→ Data excerpts:
* * * * *

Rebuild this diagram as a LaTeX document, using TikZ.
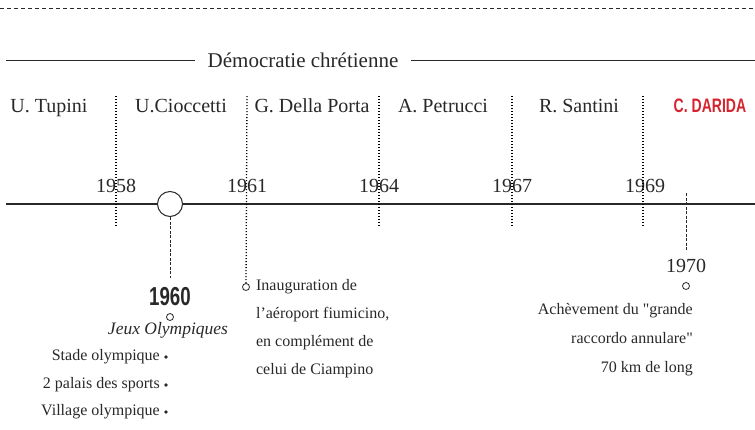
\documentclass[tikz,border=0pt]{standalone}
\usepackage{fontspec}
\setmainfont{Liberation Serif}
\newfontfamily\condfont[FakeStretch=0.72]{Liberation Sans}
\newfontfamily\rawserif[Ligatures=TeXOff]{Liberation Serif}
\newcommand{\straightq}{{\rawserif"}}
\usetikzlibrary{positioning}
\definecolor{inkgray}{RGB}{40,40,40}
\definecolor{daridared}{RGB}{214,36,46}

\begin{document}
\begin{tikzpicture}[
  x=1pt, y=-1pt,
  node distance=13pt and 4pt,
  mayor/.style={font=\fontsize{20}{24}\selectfont, text=inkgray, anchor=base, inner sep=0pt},
  year/.style={font=\fontsize{20}{24}\selectfont, text=inkgray, anchor=base, inner sep=0pt},
  note/.style={font=\fontsize{16}{19}\selectfont, text=inkgray, inner sep=0pt, text height=11pt, text depth=3.5pt},
  bigyear/.style={font=\condfont\bfseries\fontsize{26}{30}\selectfont, text=inkgray, inner sep=0pt},
  ring/.style={draw=inkgray, circle, fill=white, inner sep=0pt, minimum size=7pt, line width=0.8pt},
  bullet/.style={fill=inkgray, circle, inner sep=0pt, minimum size=3.6pt},
  dotline/.style={draw=black, line width=1.3pt, dash pattern=on 1.2pt off 1.8pt},
  dashline/.style={draw=inkgray, line width=0.8pt, dash pattern=on 3pt off 1.5pt}
]
\useasboundingbox (0,0) rectangle (755,429);

% header
\draw[inkgray, line width=0.8pt, dash pattern=on 4pt off 3pt] (0,8) -- (755,8);
\node[font=\fontsize{21}{24}\selectfont, text=inkgray, inner xsep=12pt] (dc) at (303,60) {Démocratie chrétienne};
\coordinate (pl) at (6,60);
\coordinate (pr) at (755,60);
\draw[inkgray, line width=1pt] (pl) -- (dc) -- (pr);

% mayors
\node[mayor] (tup) at (49,112) {U. Tupini};
\node[mayor] (cio) at (181,112) {U.Cioccetti};
\node[mayor] (dpo) at (312,112) {G. Della Porta};
\node[mayor] (pet) at (443,112) {A. Petrucci};
\node[mayor] (san) at (579,112) {R. Santini};
\node[font=\condfont\bfseries\fontsize{19.5}{24}\selectfont, text=daridared, anchor=base, inner sep=0pt] (dar) at (710,112) {C. DARIDA};

% years
\node[year] (y58) at (116,192) {1958};
\node[year] (y61) at (247,192) {1961};
\node[year] (y64) at (379,192) {1964};
\node[year] (y67) at (512,192) {1967};
\node[year] (y69) at (645,192) {1969};

% timeline
\coordinate (tl) at (6,204);
\coordinate (tr) at (755,204);
\draw[inkgray, line width=1.2pt] (tl) -- (tr);
\node[draw=inkgray, circle, fill=white, line width=1pt, minimum size=25pt, inner sep=0pt] (c60) at (170,204) {};

% dividers
\coordinate (t58) at (116,96);  \coordinate (b58) at (116,226);
\coordinate (t61) at (247,96);
\coordinate (t64) at (379,96);  \coordinate (b64) at (379,226);
\coordinate (t67) at (512,96);  \coordinate (b67) at (512,226);
\coordinate (t69) at (643,96);  \coordinate (b69) at (643,226);
\node[ring] (o61) at (246,287) {};
\path[dotline]
(t58) edge (b58)
(t61) edge (o61)
(t64) edge (b64)
(t67) edge (b67)
(t69) edge (b69);

% 1960
\coordinate (d60) at (170,278);
\draw[dashline] (c60) -- (d60);
\node[bigyear] (n60) at (170,297) {1960};
\node[ring] (o60) at (170,317) {};
\node[font=\itshape\fontsize{17.5}{20}\selectfont, text=inkgray, inner sep=0pt] (jo) at (168,330) {Jeux Olympiques};
\node[bullet] (b1) at (166,357) {};
\node[bullet] (b2) at (166,385) {};
\node[bullet] (b3) at (166,412) {};
\node[note, left=of b1] (i1) {Stade olympique};
\node[note, left=of b2] (i2) {2 palais des sports};
\node[note, left=of b3] (i3) {Village olympique};

% 1961
\node[note, right=6pt of o61] (f1) {Inauguration de};
\node[note, below=of f1.south west, anchor=north west] (f2) {l’aéroport fiumicino,};
\node[note, below=of f2.south west, anchor=north west] (f3) {en complément de};
\node[note, below=of f3.south west, anchor=north west] (f4) {celui de Ciampino};

% 1970
\coordinate (t70) at (686,193);
\coordinate (d70) at (686,250);
\draw[dashline] (t70) -- (d70);
\node[year] (y70) at (686,272) {1970};
\node[ring] (o70) at (686,286) {};
\node[note, anchor=east] (g1) at (693,311) {Achèvement du \straightq grande};
\node[note, below=14pt of g1.south east, anchor=north east] (g2) {raccordo annulare\straightq};
\node[note, below=14pt of g2.south east, anchor=north east] (g3) {70 km de long};

\end{tikzpicture}
\end{document}
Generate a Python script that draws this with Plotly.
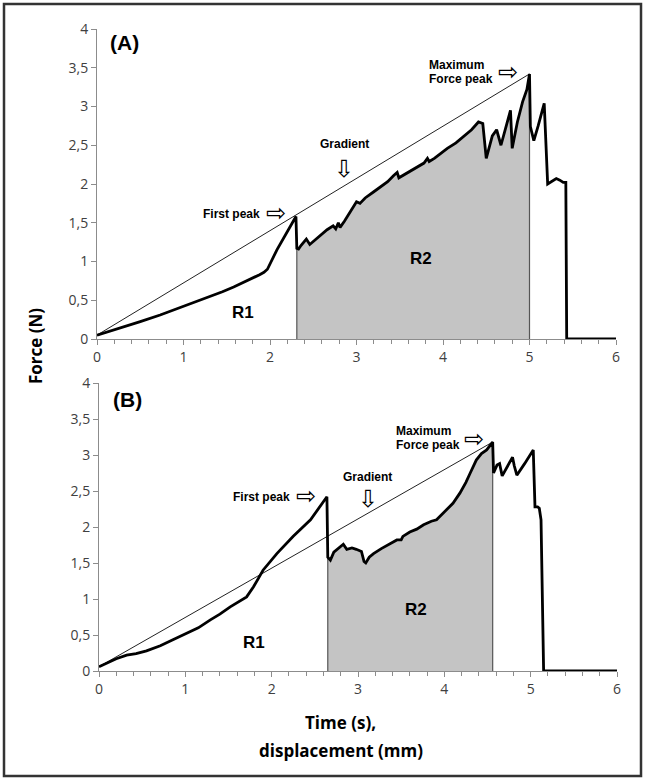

* * * * *

→ Written request:
Transcribe the full listing above exactly, with the images removed.

→ Answer to this problem:
Rebuild this diagram as a LaTeX document, using TikZ.
\documentclass[tikz,border=0pt]{standalone}
\usepackage{fontspec}
\setmainfont{Liberation Serif}
\newfontfamily\condfont[FakeStretch=0.72]{Liberation Sans}
\newfontfamily\rawserif[Ligatures=TeXOff]{Liberation Serif}
\newcommand{\straightq}{{\rawserif"}}
\usetikzlibrary{positioning}
\definecolor{inkgray}{RGB}{40,40,40}
\definecolor{daridared}{RGB}{214,36,46}

\begin{document}
\begin{tikzpicture}[
  x=1pt, y=-1pt,
  node distance=13pt and 4pt,
  mayor/.style={font=\fontsize{20}{24}\selectfont, text=inkgray, anchor=base, inner sep=0pt},
  year/.style={font=\fontsize{20}{24}\selectfont, text=inkgray, anchor=base, inner sep=0pt},
  note/.style={font=\fontsize{16}{19}\selectfont, text=inkgray, inner sep=0pt, text height=11pt, text depth=3.5pt},
  bigyear/.style={font=\condfont\bfseries\fontsize{26}{30}\selectfont, text=inkgray, inner sep=0pt},
  ring/.style={draw=inkgray, circle, fill=white, inner sep=0pt, minimum size=7pt, line width=0.8pt},
  bullet/.style={fill=inkgray, circle, inner sep=0pt, minimum size=3.6pt},
  dotline/.style={draw=black, line width=1.3pt, dash pattern=on 1.2pt off 1.8pt},
  dashline/.style={draw=inkgray, line width=0.8pt, dash pattern=on 3pt off 1.5pt}
]
\useasboundingbox (0,0) rectangle (755,429);

% header
\draw[inkgray, line width=0.8pt, dash pattern=on 4pt off 3pt] (0,8) -- (755,8);
\node[font=\fontsize{21}{24}\selectfont, text=inkgray, inner xsep=12pt] (dc) at (303,60) {Démocratie chrétienne};
\coordinate (pl) at (6,60);
\coordinate (pr) at (755,60);
\draw[inkgray, line width=1pt] (pl) -- (dc) -- (pr);

% mayors
\node[mayor] (tup) at (49,112) {U. Tupini};
\node[mayor] (cio) at (181,112) {U.Cioccetti};
\node[mayor] (dpo) at (312,112) {G. Della Porta};
\node[mayor] (pet) at (443,112) {A. Petrucci};
\node[mayor] (san) at (579,112) {R. Santini};
\node[font=\condfont\bfseries\fontsize{19.5}{24}\selectfont, text=daridared, anchor=base, inner sep=0pt] (dar) at (710,112) {C. DARIDA};

% years
\node[year] (y58) at (116,192) {1958};
\node[year] (y61) at (247,192) {1961};
\node[year] (y64) at (379,192) {1964};
\node[year] (y67) at (512,192) {1967};
\node[year] (y69) at (645,192) {1969};

% timeline
\coordinate (tl) at (6,204);
\coordinate (tr) at (755,204);
\draw[inkgray, line width=1.2pt] (tl) -- (tr);
\node[draw=inkgray, circle, fill=white, line width=1pt, minimum size=25pt, inner sep=0pt] (c60) at (170,204) {};

% dividers
\coordinate (t58) at (116,96);  \coordinate (b58) at (116,226);
\coordinate (t61) at (247,96);
\coordinate (t64) at (379,96);  \coordinate (b64) at (379,226);
\coordinate (t67) at (512,96);  \coordinate (b67) at (512,226);
\coordinate (t69) at (643,96);  \coordinate (b69) at (643,226);
\node[ring] (o61) at (246,287) {};
\path[dotline]
(t58) edge (b58)
(t61) edge (o61)
(t64) edge (b64)
(t67) edge (b67)
(t69) edge (b69);

% 1960
\coordinate (d60) at (170,278);
\draw[dashline] (c60) -- (d60);
\node[bigyear] (n60) at (170,297) {1960};
\node[ring] (o60) at (170,317) {};
\node[font=\itshape\fontsize{17.5}{20}\selectfont, text=inkgray, inner sep=0pt] (jo) at (168,330) {Jeux Olympiques};
\node[bullet] (b1) at (166,357) {};
\node[bullet] (b2) at (166,385) {};
\node[bullet] (b3) at (166,412) {};
\node[note, left=of b1] (i1) {Stade olympique};
\node[note, left=of b2] (i2) {2 palais des sports};
\node[note, left=of b3] (i3) {Village olympique};

% 1961
\node[note, right=6pt of o61] (f1) {Inauguration de};
\node[note, below=of f1.south west, anchor=north west] (f2) {l’aéroport fiumicino,};
\node[note, below=of f2.south west, anchor=north west] (f3) {en complément de};
\node[note, below=of f3.south west, anchor=north west] (f4) {celui de Ciampino};

% 1970
\coordinate (t70) at (686,193);
\coordinate (d70) at (686,250);
\draw[dashline] (t70) -- (d70);
\node[year] (y70) at (686,272) {1970};
\node[ring] (o70) at (686,286) {};
\node[note, anchor=east] (g1) at (693,311) {Achèvement du \straightq grande};
\node[note, below=14pt of g1.south east, anchor=north east] (g2) {raccordo annulare\straightq};
\node[note, below=14pt of g2.south east, anchor=north east] (g3) {70 km de long};

\end{tikzpicture}
\end{document}
Generate a Python script that draws this with Plotly.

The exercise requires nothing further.